Viola Davis once again proves she’s nearly too good for this show, selling the hell out of a Shondaland monologue uttered almost entirely in a whisper. “We’re all capable of terrible things,” Annalise says to secret cop boyfriend, spelling out what is undoubtedly the show’s thesis. Anyone—no matter how quiet or nice or pretty they are—could be a murderer. Here, she’s specifically talking about her husband, and the way her fears that he could be a killer manifest in this moment of vulnerability with her side boo is extremely powerful. Annalise deals with murderers and gruesomeness every day. She doesn’t hesitate to show her young students photos of a bloodied crime scene. She doesn’t care about who really murdered Marjorie so long as she can get her client off.
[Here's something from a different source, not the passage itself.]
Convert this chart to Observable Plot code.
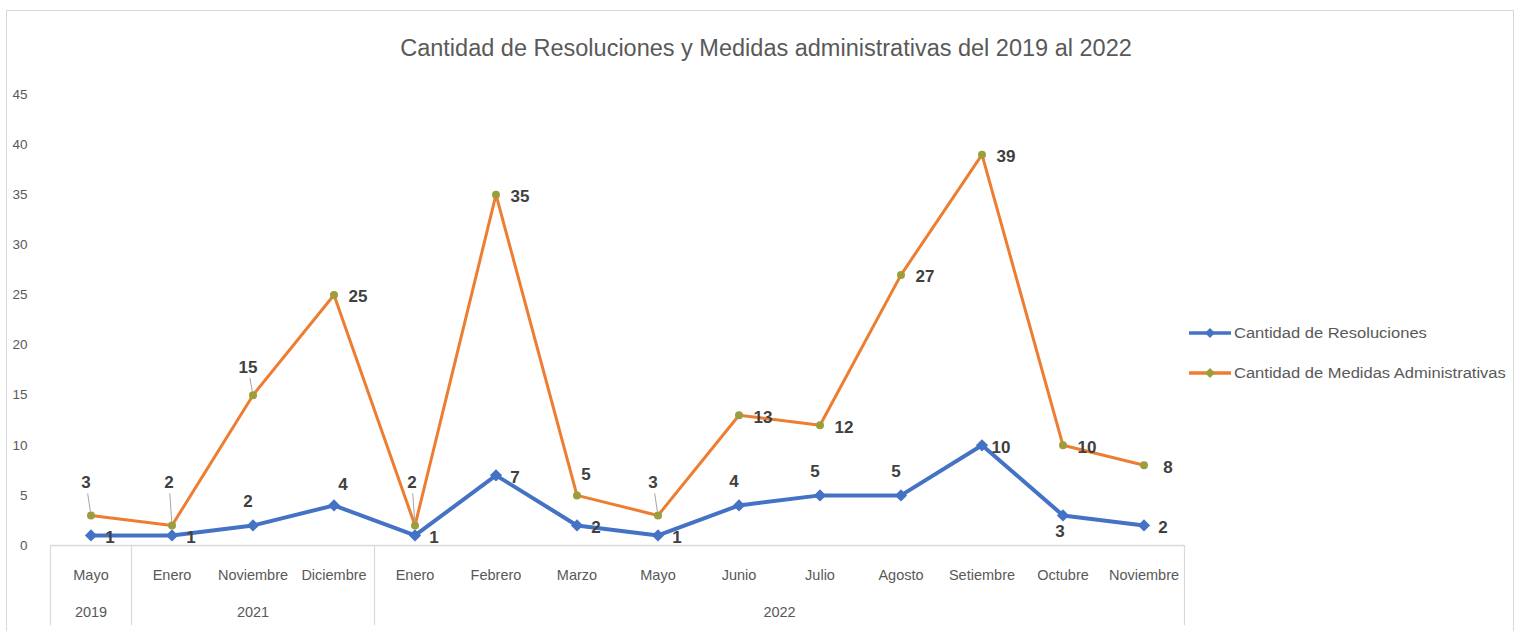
<!DOCTYPE html>
<html><head><meta charset="utf-8">
<script src="https://cdn.jsdelivr.net/npm/d3@7"></script>
<script src="https://cdn.jsdelivr.net/npm/@observablehq/plot@0.6"></script>
<style>
body{margin:0;background:#fff;}
#wrap{position:relative;width:1515px;height:631px;overflow:hidden;font-family:"Liberation Sans",sans-serif;}
#frame{position:absolute;left:6px;top:10px;width:1506px;height:640px;border:1px solid #d9d9d9;}
#title{position:absolute;left:0;width:1532px;top:35px;text-align:center;font-size:23.5px;color:#595959;white-space:nowrap;}
#chart{position:absolute;left:0;top:0;}
.leg{position:absolute;left:1188px;font-size:14px;color:#595959;display:flex;align-items:center;white-space:nowrap;}
.leg span{display:inline-block;transform:scaleX(1.18);transform-origin:left center;}
.leg svg{margin-right:2px;}
</style></head>
<body>
<div id="wrap">
  <div id="frame"></div>
  <div id="chart"></div>
  <div id="title"></div>
  <div id="legend"></div>
</div>
<script>
const titleText = "Cantidad de Resoluciones y Medidas administrativas del 2019 al 2022";
const months = ["Mayo","Enero","Noviembre","Diciembre","Enero","Febrero","Marzo","Mayo","Junio","Julio","Agosto","Setiembre","Octubre","Noviembre"];
const years = ["2019","2021","2021","2021","2022","2022","2022","2022","2022","2022","2022","2022","2022","2022"];
const resoluciones = [1,1,2,4,1,7,2,1,4,5,5,10,3,2];
const medidas = [3,2,15,25,2,35,5,3,13,12,27,39,10,8];
const yTicks = [0,5,10,15,20,25,30,35,40,45];
const seriesNames = ["Cantidad de Resoluciones","Cantidad de Medidas Administrativas"];
// label placement codes (style, not data)
const resLabelPos = ["R","R","T","TR","R","R","R","R","T","T","T","R","B","R"];
const medLabelPos = ["TM","TH","TL","R","TH","R","TR","TM","R","R","R","R","R","R"];

const blue = "#4472C4", orange = "#ED7D31", olive = "#9C9E3C";
const font = '"Liberation Sans",sans-serif';

document.getElementById("title").textContent = titleText;

const rows = months.map((m, i) => ({i, month: m, year: years[i], res: resoluciones[i], med: medidas[i], rp: resLabelPos[i], mp: medLabelPos[i]}));
const groups = d3.groups(rows, d => d.year).map(([year, rs]) => ({year, mid: d3.mean(rs, d => d.i), start: d3.min(rs, d => d.i) - 0.5, end: d3.max(rs, d => d.i) + 0.5}));
const seps = [...groups.map(g => g.start), groups[groups.length - 1].end];

const offsets = {
  R: [20, 2], T: [-5, -24], TR: [9, -21], B: [-3, 16],
  TL: [-5, -28], TM: [-5, -33], TH: [-3, -43]
};
const leaderLen = {TL: 17, TM: 22, TH: 32};

const labelMarks = [];
for (const [code, [dx, dy]] of Object.entries(offsets)) {
  const rr = rows.filter(d => d.rp === code);
  if (rr.length) labelMarks.push(Plot.text(rr, {x: "i", y: "res", text: d => String(d.res), dx: code === "R" ? dx - 1 : dx, dy, fill: "#404040", fontSize: 17, fontWeight: "bold"}));
  const mr = rows.filter(d => d.mp === code);
  if (mr.length) labelMarks.push(Plot.text(mr, {x: "i", y: "med", text: d => String(d.med), dx: code === "R" ? dx + 4 : dx, dy, fill: "#404040", fontSize: 17, fontWeight: "bold"}));
  if (leaderLen[code] && mr.length) {
    labelMarks.push(Plot.vector(mr, {x: "i", y: "med", length: leaderLen[code], rotate: Math.atan2(dx, -dy) * 180 / Math.PI, anchor: "start", stroke: "#a6a6a6", strokeWidth: 1,
      shape: {draw(ctx, l) { ctx.moveTo(0, -4); ctx.lineTo(0, -l); }}}));
  }
}

const chart = Plot.plot({
  width: 1515, height: 631,
  marginLeft: 50, marginRight: 331, marginTop: 94, marginBottom: 86,
  x: {type: "linear", domain: [-0.5, 13.5], axis: null},
  y: {domain: [0, 45], axis: null},
  style: {fontFamily: font, background: "transparent", overflow: "visible"},
  marks: [
    Plot.axisY({ticks: yTicks, tickSize: 0, tickPadding: 23, fontSize: 13.5, color: "#595959", label: null, tickFormat: d => String(d)}),
    Plot.ruleY([0], {x1: -0.5, x2: 13.5, stroke: "#d9d9d9", strokeWidth: 1.5}),
    Plot.ruleX(seps, {x: d => d, y1: 0, y2: -8, stroke: "#d9d9d9", strokeWidth: 1.2}),
    Plot.text(rows, {x: "i", y: 0, text: "month", dy: 30, fill: "#595959", fontSize: 14.5}),
    Plot.text(groups, {x: "mid", y: 0, text: "year", dy: 67, fill: "#595959", fontSize: 14.5}),
    Plot.line(rows, {x: "i", y: "res", stroke: blue, strokeWidth: 4}),
    Plot.line(rows, {x: "i", y: "med", stroke: orange, strokeWidth: 3}),
    Plot.dot(rows, {x: "i", y: "res", r: 5.5, fill: blue, symbol: "diamond2"}),
    Plot.dot(rows, {x: "i", y: "med", r: 4, fill: olive}),
    ...labelMarks
  ]
});
document.getElementById("chart").appendChild(chart);

// legend
const legend = document.getElementById("legend");
[[seriesNames[0], blue, blue, 333], [seriesNames[1], orange, olive, 373]].forEach(([name, c, mc, y]) => {
  const d = document.createElement("div");
  d.className = "leg";
  d.style.top = (y - 9) + "px";
  d.innerHTML = `<svg width="44" height="18"><line x1="1" x2="43" y1="9" y2="9" stroke="${c}" stroke-width="3.5"/><path d="M22,4 L27,9 L22,14 L17,9Z" fill="${mc}"/></svg><span>${name}</span>`;
  legend.appendChild(d);
});
</script>
</body></html>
But it’s a whole different game now that the monster could be the man she shares a bed with.

Stray observations:

  • Because I decided last week that Bonnie is actually Paris Gellar post-identity change, this week I’m following up with a new fantasy headcanon: Annalise was rocking some serious statement necklaces tonight, including a thick chain that she surely borrowed from The Good Wife’s Diane Lockhart, because the two are awesome power lady lawyer pals. Again, let me have this.
  • “I look nice, I know. It’s just my face.” I love Lawyer Paris Gellar (Bonnie) so much, y’all.
  • For the second week in a row, Annalise and her team slow-motion strut out of the courtroom, and you know what? I’m OK with it.
  • I hope Annalise writes something on the chalkboard in every episode, because her chalksmanship is beautiful.
  • Matt McGorry plays a douchebag so perfectly. From “Kind of agree with her, yo” to “Wait, you’re gay?,” he has some of the funniest lines of the episode and also reminds me of every single guy I ever despised in college.
  • More interracial queer sex happens! (But I’m concerned about the fact that they completely forgot about their takeout food.)
  • There was a shoutout to Maria/Captain Von Trapp, which I’m always here for.
  • I really liked the detail that the students could hear Annalise yelling at Sam. Television often ignores the fact that most walls aren’t thick enough to block out sound. It’s totally believable that they would be able to hear (and that Annalise wouldn’t give a shit that they can).
  • I’m still referring to Annalise’s husband as Flop White Husband in my notes.
  • Was anyone else picking up on sexual chemistry between Laurel/Bonnie or was that just my wishful thinking?